Records with drawing code -

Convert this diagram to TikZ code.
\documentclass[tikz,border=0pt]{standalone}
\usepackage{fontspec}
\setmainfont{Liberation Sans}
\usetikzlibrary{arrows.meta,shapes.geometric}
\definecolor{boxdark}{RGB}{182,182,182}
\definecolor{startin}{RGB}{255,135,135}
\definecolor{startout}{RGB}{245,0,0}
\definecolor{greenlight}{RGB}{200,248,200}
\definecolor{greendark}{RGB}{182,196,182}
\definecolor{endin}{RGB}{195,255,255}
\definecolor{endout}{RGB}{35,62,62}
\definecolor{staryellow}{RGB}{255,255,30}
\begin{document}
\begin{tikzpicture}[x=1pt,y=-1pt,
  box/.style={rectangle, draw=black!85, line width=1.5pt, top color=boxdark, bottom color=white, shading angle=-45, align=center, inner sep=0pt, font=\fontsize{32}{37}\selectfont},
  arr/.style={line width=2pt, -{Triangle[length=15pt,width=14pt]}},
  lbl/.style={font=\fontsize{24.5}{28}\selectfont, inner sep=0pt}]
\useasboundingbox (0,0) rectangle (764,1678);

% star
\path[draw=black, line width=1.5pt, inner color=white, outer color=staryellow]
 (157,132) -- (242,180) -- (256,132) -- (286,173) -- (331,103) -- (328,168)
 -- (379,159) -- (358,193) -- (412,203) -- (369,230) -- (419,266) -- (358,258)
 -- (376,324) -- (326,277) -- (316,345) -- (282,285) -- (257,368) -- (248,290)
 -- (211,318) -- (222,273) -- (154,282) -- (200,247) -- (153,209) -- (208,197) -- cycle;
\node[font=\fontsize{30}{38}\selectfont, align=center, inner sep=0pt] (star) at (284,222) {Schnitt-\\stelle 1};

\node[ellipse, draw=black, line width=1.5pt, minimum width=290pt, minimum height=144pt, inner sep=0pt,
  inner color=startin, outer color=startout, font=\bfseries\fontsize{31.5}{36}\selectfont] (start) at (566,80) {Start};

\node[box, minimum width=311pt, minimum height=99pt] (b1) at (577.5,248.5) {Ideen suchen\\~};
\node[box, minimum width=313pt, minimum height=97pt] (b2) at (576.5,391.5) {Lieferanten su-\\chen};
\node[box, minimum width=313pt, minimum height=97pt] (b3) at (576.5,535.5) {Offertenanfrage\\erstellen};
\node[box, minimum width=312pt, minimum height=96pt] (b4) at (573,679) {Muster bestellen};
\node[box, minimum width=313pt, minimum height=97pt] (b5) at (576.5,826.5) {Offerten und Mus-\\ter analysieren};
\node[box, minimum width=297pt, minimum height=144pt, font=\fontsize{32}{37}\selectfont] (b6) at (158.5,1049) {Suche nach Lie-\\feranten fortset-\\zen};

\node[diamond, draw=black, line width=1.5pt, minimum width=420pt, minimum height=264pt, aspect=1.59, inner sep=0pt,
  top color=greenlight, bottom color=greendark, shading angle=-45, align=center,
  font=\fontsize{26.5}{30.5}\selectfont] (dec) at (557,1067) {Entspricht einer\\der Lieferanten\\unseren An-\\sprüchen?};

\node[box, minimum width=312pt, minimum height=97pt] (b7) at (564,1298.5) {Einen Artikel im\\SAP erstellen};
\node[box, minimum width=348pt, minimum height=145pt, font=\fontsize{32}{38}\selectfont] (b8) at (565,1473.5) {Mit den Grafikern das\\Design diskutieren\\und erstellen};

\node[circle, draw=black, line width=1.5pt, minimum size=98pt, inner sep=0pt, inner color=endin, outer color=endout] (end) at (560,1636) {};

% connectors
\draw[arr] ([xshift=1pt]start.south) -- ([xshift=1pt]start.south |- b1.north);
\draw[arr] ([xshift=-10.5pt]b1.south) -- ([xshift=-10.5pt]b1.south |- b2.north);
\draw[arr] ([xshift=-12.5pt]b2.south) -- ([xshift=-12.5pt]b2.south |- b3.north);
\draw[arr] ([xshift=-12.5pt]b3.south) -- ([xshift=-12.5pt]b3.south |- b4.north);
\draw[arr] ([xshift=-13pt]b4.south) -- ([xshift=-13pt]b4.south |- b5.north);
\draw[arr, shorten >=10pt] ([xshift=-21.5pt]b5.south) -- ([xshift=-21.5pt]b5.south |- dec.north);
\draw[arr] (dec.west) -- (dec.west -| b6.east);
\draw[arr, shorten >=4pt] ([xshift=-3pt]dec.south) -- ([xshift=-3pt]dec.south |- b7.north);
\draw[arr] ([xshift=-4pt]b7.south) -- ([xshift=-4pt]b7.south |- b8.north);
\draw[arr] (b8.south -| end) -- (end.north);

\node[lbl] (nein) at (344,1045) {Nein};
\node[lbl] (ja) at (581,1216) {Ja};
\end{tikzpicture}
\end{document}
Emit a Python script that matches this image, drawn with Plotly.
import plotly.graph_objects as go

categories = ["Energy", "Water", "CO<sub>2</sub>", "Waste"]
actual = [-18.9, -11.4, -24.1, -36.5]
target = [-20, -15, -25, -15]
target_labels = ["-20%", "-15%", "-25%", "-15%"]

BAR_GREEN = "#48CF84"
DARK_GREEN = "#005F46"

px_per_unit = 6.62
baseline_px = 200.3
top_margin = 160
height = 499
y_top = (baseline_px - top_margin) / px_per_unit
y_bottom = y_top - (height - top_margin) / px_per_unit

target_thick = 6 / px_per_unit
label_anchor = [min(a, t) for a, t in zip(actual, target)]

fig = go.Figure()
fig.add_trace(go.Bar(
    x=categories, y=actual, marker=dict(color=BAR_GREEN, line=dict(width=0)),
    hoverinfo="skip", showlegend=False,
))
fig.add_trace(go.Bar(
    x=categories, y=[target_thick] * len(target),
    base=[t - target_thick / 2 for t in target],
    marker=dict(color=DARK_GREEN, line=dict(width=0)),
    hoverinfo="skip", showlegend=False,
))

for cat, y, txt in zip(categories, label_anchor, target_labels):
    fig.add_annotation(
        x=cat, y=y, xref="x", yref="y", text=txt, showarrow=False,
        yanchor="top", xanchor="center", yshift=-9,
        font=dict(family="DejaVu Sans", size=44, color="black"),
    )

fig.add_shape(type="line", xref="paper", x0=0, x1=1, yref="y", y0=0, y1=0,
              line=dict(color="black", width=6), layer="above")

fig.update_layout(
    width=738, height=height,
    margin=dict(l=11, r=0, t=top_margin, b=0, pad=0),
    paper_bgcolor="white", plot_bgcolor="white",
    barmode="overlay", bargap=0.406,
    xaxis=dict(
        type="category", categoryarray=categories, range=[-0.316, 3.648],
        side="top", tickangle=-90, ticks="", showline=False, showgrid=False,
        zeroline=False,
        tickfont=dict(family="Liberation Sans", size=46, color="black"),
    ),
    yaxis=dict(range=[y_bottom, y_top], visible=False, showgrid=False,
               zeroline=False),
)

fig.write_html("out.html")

What the exercise asks -
Go through the data and return every record exactly.

The solution -
Convert this diagram to TikZ code.
\documentclass[tikz,border=0pt]{standalone}
\usepackage{fontspec}
\setmainfont{Liberation Sans}
\usetikzlibrary{arrows.meta,shapes.geometric}
\definecolor{boxdark}{RGB}{182,182,182}
\definecolor{startin}{RGB}{255,135,135}
\definecolor{startout}{RGB}{245,0,0}
\definecolor{greenlight}{RGB}{200,248,200}
\definecolor{greendark}{RGB}{182,196,182}
\definecolor{endin}{RGB}{195,255,255}
\definecolor{endout}{RGB}{35,62,62}
\definecolor{staryellow}{RGB}{255,255,30}
\begin{document}
\begin{tikzpicture}[x=1pt,y=-1pt,
  box/.style={rectangle, draw=black!85, line width=1.5pt, top color=boxdark, bottom color=white, shading angle=-45, align=center, inner sep=0pt, font=\fontsize{32}{37}\selectfont},
  arr/.style={line width=2pt, -{Triangle[length=15pt,width=14pt]}},
  lbl/.style={font=\fontsize{24.5}{28}\selectfont, inner sep=0pt}]
\useasboundingbox (0,0) rectangle (764,1678);

% star
\path[draw=black, line width=1.5pt, inner color=white, outer color=staryellow]
 (157,132) -- (242,180) -- (256,132) -- (286,173) -- (331,103) -- (328,168)
 -- (379,159) -- (358,193) -- (412,203) -- (369,230) -- (419,266) -- (358,258)
 -- (376,324) -- (326,277) -- (316,345) -- (282,285) -- (257,368) -- (248,290)
 -- (211,318) -- (222,273) -- (154,282) -- (200,247) -- (153,209) -- (208,197) -- cycle;
\node[font=\fontsize{30}{38}\selectfont, align=center, inner sep=0pt] (star) at (284,222) {Schnitt-\\stelle 1};

\node[ellipse, draw=black, line width=1.5pt, minimum width=290pt, minimum height=144pt, inner sep=0pt,
  inner color=startin, outer color=startout, font=\bfseries\fontsize{31.5}{36}\selectfont] (start) at (566,80) {Start};

\node[box, minimum width=311pt, minimum height=99pt] (b1) at (577.5,248.5) {Ideen suchen\\~};
\node[box, minimum width=313pt, minimum height=97pt] (b2) at (576.5,391.5) {Lieferanten su-\\chen};
\node[box, minimum width=313pt, minimum height=97pt] (b3) at (576.5,535.5) {Offertenanfrage\\erstellen};
\node[box, minimum width=312pt, minimum height=96pt] (b4) at (573,679) {Muster bestellen};
\node[box, minimum width=313pt, minimum height=97pt] (b5) at (576.5,826.5) {Offerten und Mus-\\ter analysieren};
\node[box, minimum width=297pt, minimum height=144pt, font=\fontsize{32}{37}\selectfont] (b6) at (158.5,1049) {Suche nach Lie-\\feranten fortset-\\zen};

\node[diamond, draw=black, line width=1.5pt, minimum width=420pt, minimum height=264pt, aspect=1.59, inner sep=0pt,
  top color=greenlight, bottom color=greendark, shading angle=-45, align=center,
  font=\fontsize{26.5}{30.5}\selectfont] (dec) at (557,1067) {Entspricht einer\\der Lieferanten\\unseren An-\\sprüchen?};

\node[box, minimum width=312pt, minimum height=97pt] (b7) at (564,1298.5) {Einen Artikel im\\SAP erstellen};
\node[box, minimum width=348pt, minimum height=145pt, font=\fontsize{32}{38}\selectfont] (b8) at (565,1473.5) {Mit den Grafikern das\\Design diskutieren\\und erstellen};

\node[circle, draw=black, line width=1.5pt, minimum size=98pt, inner sep=0pt, inner color=endin, outer color=endout] (end) at (560,1636) {};

% connectors
\draw[arr] ([xshift=1pt]start.south) -- ([xshift=1pt]start.south |- b1.north);
\draw[arr] ([xshift=-10.5pt]b1.south) -- ([xshift=-10.5pt]b1.south |- b2.north);
\draw[arr] ([xshift=-12.5pt]b2.south) -- ([xshift=-12.5pt]b2.south |- b3.north);
\draw[arr] ([xshift=-12.5pt]b3.south) -- ([xshift=-12.5pt]b3.south |- b4.north);
\draw[arr] ([xshift=-13pt]b4.south) -- ([xshift=-13pt]b4.south |- b5.north);
\draw[arr, shorten >=10pt] ([xshift=-21.5pt]b5.south) -- ([xshift=-21.5pt]b5.south |- dec.north);
\draw[arr] (dec.west) -- (dec.west -| b6.east);
\draw[arr, shorten >=4pt] ([xshift=-3pt]dec.south) -- ([xshift=-3pt]dec.south |- b7.north);
\draw[arr] ([xshift=-4pt]b7.south) -- ([xshift=-4pt]b7.south |- b8.north);
\draw[arr] (b8.south -| end) -- (end.north);

\node[lbl] (nein) at (344,1045) {Nein};
\node[lbl] (ja) at (581,1216) {Ja};
\end{tikzpicture}
\end{document}
Emit a Python script that matches this image, drawn with Plotly.
import plotly.graph_objects as go

categories = ["Energy", "Water", "CO<sub>2</sub>", "Waste"]
actual = [-18.9, -11.4, -24.1, -36.5]
target = [-20, -15, -25, -15]
target_labels = ["-20%", "-15%", "-25%", "-15%"]

BAR_GREEN = "#48CF84"
DARK_GREEN = "#005F46"

px_per_unit = 6.62
baseline_px = 200.3
top_margin = 160
height = 499
y_top = (baseline_px - top_margin) / px_per_unit
y_bottom = y_top - (height - top_margin) / px_per_unit

target_thick = 6 / px_per_unit
label_anchor = [min(a, t) for a, t in zip(actual, target)]

fig = go.Figure()
fig.add_trace(go.Bar(
    x=categories, y=actual, marker=dict(color=BAR_GREEN, line=dict(width=0)),
    hoverinfo="skip", showlegend=False,
))
fig.add_trace(go.Bar(
    x=categories, y=[target_thick] * len(target),
    base=[t - target_thick / 2 for t in target],
    marker=dict(color=DARK_GREEN, line=dict(width=0)),
    hoverinfo="skip", showlegend=False,
))

for cat, y, txt in zip(categories, label_anchor, target_labels):
    fig.add_annotation(
        x=cat, y=y, xref="x", yref="y", text=txt, showarrow=False,
        yanchor="top", xanchor="center", yshift=-9,
        font=dict(family="DejaVu Sans", size=44, color="black"),
    )

fig.add_shape(type="line", xref="paper", x0=0, x1=1, yref="y", y0=0, y1=0,
              line=dict(color="black", width=6), layer="above")

fig.update_layout(
    width=738, height=height,
    margin=dict(l=11, r=0, t=top_margin, b=0, pad=0),
    paper_bgcolor="white", plot_bgcolor="white",
    barmode="overlay", bargap=0.406,
    xaxis=dict(
        type="category", categoryarray=categories, range=[-0.316, 3.648],
        side="top", tickangle=-90, ticks="", showline=False, showgrid=False,
        zeroline=False,
        tickfont=dict(family="Liberation Sans", size=46, color="black"),
    ),
    yaxis=dict(range=[y_bottom, y_top], visible=False, showgrid=False,
               zeroline=False),
)

fig.write_html("out.html")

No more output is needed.